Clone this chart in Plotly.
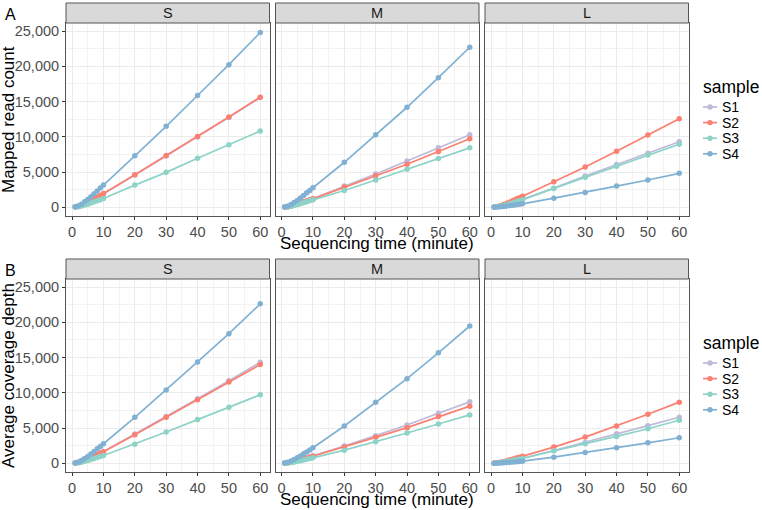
import plotly.graph_objects as go

W, H = 762, 510

time_min = [1, 2, 3, 4, 5, 6, 7, 8, 9, 10, 20, 30, 40, 50, 60]
samples = ["S1", "S2", "S3", "S4"]
facets = ["S", "M", "L"]
colors = {"S1": "#BEBADA", "S2": "#FB8072", "S3": "#8DD3C7", "S4": "#80B1D3"}
y_ticks = [0, 5000, 10000, 15000, 20000, 25000]
y_tick_labels = ["0", "5,000", "10,000", "15,000", "20,000", "25,000"]
x_ticks = [0, 10, 20, 30, 40, 50, 60]

# ---- Panel A: mapped read count ----
reads_S_S1 = [35, 115, 260, 450, 660, 910, 1150, 1400, 1640, 1900, 4560, 7260, 9980, 12750, 15560]
reads_S_S2 = [40, 120, 270, 470, 680, 940, 1190, 1440, 1680, 1950, 4620, 7330, 10050, 12810, 15620]
reads_S_S3 = [25, 75, 170, 300, 430, 600, 760, 920, 1070, 1240, 3140, 4950, 6950, 8860, 10810]
reads_S_S4 = [60, 200, 440, 760, 1100, 1500, 1900, 2320, 2720, 3140, 7290, 11480, 15860, 20240, 24800]

reads_M_S1 = [25, 75, 170, 300, 430, 600, 760, 920, 1070, 1240, 3000, 4710, 6570, 8430, 10290]
reads_M_S2 = [24, 72, 165, 285, 415, 570, 725, 880, 1030, 1190, 2860, 4480, 6100, 7900, 9710]
reads_M_S3 = [20, 63, 145, 250, 370, 500, 640, 780, 910, 1050, 2380, 3860, 5380, 6900, 8430]
reads_M_S4 = [50, 170, 390, 670, 970, 1320, 1680, 2040, 2380, 2760, 6380, 10290, 14190, 18380, 22710]

reads_L_S1 = [23, 70, 160, 275, 400, 550, 700, 840, 980, 1140, 2710, 4430, 6050, 7670, 9290]
reads_L_S2 = [30, 95, 220, 380, 550, 750, 960, 1160, 1350, 1570, 3620, 5710, 7950, 10240, 12570]
reads_L_S3 = [21, 63, 147, 252, 368, 504, 640, 777, 903, 1050, 2670, 4240, 5810, 7430, 8950]
reads_L_S4 = [10, 30, 67, 115, 168, 230, 294, 355, 413, 480, 1290, 2100, 3000, 3860, 4810]

# ---- Panel B: average coverage depth ----
depth_S_S1 = [33, 100, 235, 400, 585, 800, 1020, 1230, 1440, 1670, 4140, 6620, 9140, 11710, 14330]
depth_S_S2 = [32, 97, 227, 390, 567, 780, 990, 1200, 1400, 1620, 4050, 6520, 9000, 11520, 14000]
depth_S_S3 = [22, 66, 154, 264, 385, 528, 670, 814, 946, 1100, 2710, 4430, 6190, 7950, 9710]
depth_S_S4 = [50, 170, 390, 670, 970, 1320, 1680, 2040, 2380, 2760, 6520, 10380, 14380, 18380, 22620]

depth_M_S1 = [21, 63, 147, 252, 368, 504, 640, 777, 903, 1050, 2430, 3900, 5430, 7100, 8710]
depth_M_S2 = [20, 60, 140, 240, 350, 480, 610, 740, 860, 1000, 2290, 3670, 5050, 6620, 8100]
depth_M_S3 = [15, 46, 106, 182, 266, 365, 464, 562, 654, 760, 1860, 3050, 4290, 5570, 6860]
depth_M_S4 = [44, 130, 300, 520, 760, 1040, 1330, 1610, 1890, 2190, 5290, 8670, 12000, 15670, 19480]

depth_L_S1 = [14, 43, 99, 170, 250, 340, 433, 525, 610, 710, 1810, 2950, 4190, 5330, 6520]
depth_L_S2 = [20, 60, 140, 240, 350, 480, 610, 740, 860, 1000, 2290, 3710, 5290, 6950, 8670]
depth_L_S3 = [13, 40, 94, 160, 235, 322, 409, 496, 576, 670, 1760, 2760, 3810, 4900, 6100]
depth_L_S4 = [6, 17, 41, 70, 102, 139, 177, 215, 249, 290, 860, 1520, 2190, 2900, 3620]

rows_data = [
    {"S": [reads_S_S1, reads_S_S2, reads_S_S3, reads_S_S4],
     "M": [reads_M_S1, reads_M_S2, reads_M_S3, reads_M_S4],
     "L": [reads_L_S1, reads_L_S2, reads_L_S3, reads_L_S4]},
    {"S": [depth_S_S1, depth_S_S2, depth_S_S3, depth_S_S4],
     "M": [depth_M_S1, depth_M_S2, depth_M_S3, depth_M_S4],
     "L": [depth_L_S1, depth_L_S2, depth_L_S3, depth_L_S4]},
]
row_titles = ["Mapped read count", "Average coverage depth"]
row_tags = ["A", "B"]

FONT = "Liberation Sans, Arial, sans-serif"
TICK_SIZE = 14.5
TITLE_SIZE = 17

# layout geometry in pixels
col_px = [(66, 269.5), (275.5, 479), (485, 688.5)]
row_plot_px = [(23, 216), (279, 472)]
row_strip_px = [(3, 23), (259, 279)]

fig = go.Figure()
layout = dict(
    width=W, height=H,
    margin=dict(l=0, r=0, t=0, b=0),
    paper_bgcolor="white", plot_bgcolor="white",
    showlegend=False,
    font=dict(family=FONT, size=TICK_SIZE, color="#4D4D4D"),
)
shapes = []
annotations = []

def xfrac(px):
    return px / W

def yfrac(py):
    return 1 - py / H

k = 0
for r in range(2):
    y0p, y1p = row_plot_px[r]
    for c, fac in enumerate(facets):
        k += 1
        xa = "x" if k == 1 else f"x{k}"
        ya = "y" if k == 1 else f"y{k}"
        x0p, x1p = col_px[c]
        layout["xaxis" if k == 1 else f"xaxis{k}"] = dict(
            domain=[xfrac(x0p), xfrac(x1p)], anchor=ya,
            range=[-1.95, 62.95], tickvals=x_ticks, ticktext=[str(v) for v in x_ticks],
            showgrid=True, gridcolor="#EBEBEB", gridwidth=1.1,
            minor=dict(tickvals=[5, 15, 25, 35, 45, 55], showgrid=True, gridcolor="#F2F2F2", gridwidth=0.6, ticks=""),
            zeroline=False, showline=True, mirror=True, linecolor="#555555", linewidth=1,
            ticks="outside", ticklen=3, tickcolor="#333333", tickwidth=1,
            tickfont=dict(family=FONT, size=TICK_SIZE, color="#4D4D4D"),
            fixedrange=True,
        )
        layout["yaxis" if k == 1 else f"yaxis{k}"] = dict(
            domain=[yfrac(y1p), yfrac(y0p)], anchor=xa,
            range=[-1245, 26150], tickvals=y_ticks,
            ticktext=y_tick_labels if c == 0 else [""] * len(y_ticks),
            showgrid=True, gridcolor="#EBEBEB", gridwidth=1.1,
            minor=dict(tickvals=[2500, 7500, 12500, 17500, 22500], showgrid=True, gridcolor="#F2F2F2", gridwidth=0.6, ticks=""),
            zeroline=False, showline=True, mirror=True, linecolor="#555555", linewidth=1,
            ticks="outside" if c == 0 else "", ticklen=3, tickcolor="#333333", tickwidth=1,
            tickfont=dict(family=FONT, size=TICK_SIZE, color="#4D4D4D"),
            fixedrange=True,
        )
        series = rows_data[r][fac]
        for s_name, vals in zip(samples, series):
            fig.add_trace(go.Scatter(
                x=time_min, y=vals, mode="lines+markers", name=s_name,
                line=dict(color=colors[s_name], width=1.7),
                marker=dict(color=colors[s_name], size=5.5),
                xaxis=xa, yaxis=ya, showlegend=False,
            ))
        # strip
        sy0, sy1 = row_strip_px[r]
        shapes.append(dict(type="rect", xref="paper", yref="paper",
                           x0=xfrac(x0p), x1=xfrac(x1p), y0=yfrac(sy1), y1=yfrac(sy0),
                           fillcolor="#D9D9D9", line=dict(color="#555555", width=1), layer="above"))
        annotations.append(dict(text=fac, xref="paper", yref="paper",
                                x=xfrac((x0p + x1p) / 2), y=yfrac((sy0 + sy1) / 2),
                                showarrow=False, xanchor="center", yanchor="middle",
                                font=dict(family=FONT, size=14.5, color="#1A1A1A")))
    # axis titles
    annotations.append(dict(text="Sequencing time (minute)", xref="paper", yref="paper",
                            x=xfrac((col_px[0][0] + col_px[2][1]) / 2), y=yfrac(y1p + 27.5),
                            showarrow=False, xanchor="center", yanchor="middle",
                            font=dict(family=FONT, size=TITLE_SIZE, color="#000000")))
    annotations.append(dict(text=row_titles[r], xref="paper", yref="paper",
                            x=xfrac(8.5), y=yfrac((y0p + y1p) / 2), textangle=-90,
                            showarrow=False, xanchor="center", yanchor="middle",
                            font=dict(family=FONT, size=TITLE_SIZE, color="#000000")))
    annotations.append(dict(text=row_tags[r], xref="paper", yref="paper",
                            x=xfrac(3), y=yfrac(row_strip_px[r][0] + 11),
                            showarrow=False, xanchor="left", yanchor="middle",
                            font=dict(family=FONT, size=16, color="#000000")))
    # legend (drawn as a key box)
    leg_title_y = [87, 343][r]
    leg_item_y0 = [107, 363][r]
    annotations.append(dict(text="sample", xref="paper", yref="paper",
                            x=xfrac(701), y=yfrac(leg_title_y),
                            showarrow=False, xanchor="left", yanchor="middle",
                            font=dict(family=FONT, size=17.5, color="#000000")))
    for i, s_name in enumerate(samples):
        yy = leg_item_y0 + i * 15.6
        shapes.append(dict(type="line", xref="paper", yref="paper",
                           x0=xfrac(703), x1=xfrac(717), y0=yfrac(yy), y1=yfrac(yy),
                           line=dict(color=colors[s_name], width=1.7)))
        shapes.append(dict(type="circle", xref="paper", yref="paper",
                           x0=xfrac(707.3), x1=xfrac(712.7), y0=yfrac(yy + 2.7), y1=yfrac(yy - 2.7),
                           fillcolor=colors[s_name], line=dict(width=0)))
        annotations.append(dict(text=s_name, xref="paper", yref="paper",
                                x=xfrac(720), y=yfrac(yy),
                                showarrow=False, xanchor="left", yanchor="middle",
                                font=dict(family=FONT, size=14, color="#000000")))

layout["shapes"] = shapes
layout["annotations"] = annotations
fig.update_layout(**layout)
fig.write_html("out.html")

:: Objective ::
Give again exactly the lines running from the beginning of the material above through the line that contains "W, H = 762, 510", and leave out every picture.

:: Written answer ::
Clone this chart in Plotly.
import plotly.graph_objects as go

W, H = 762, 510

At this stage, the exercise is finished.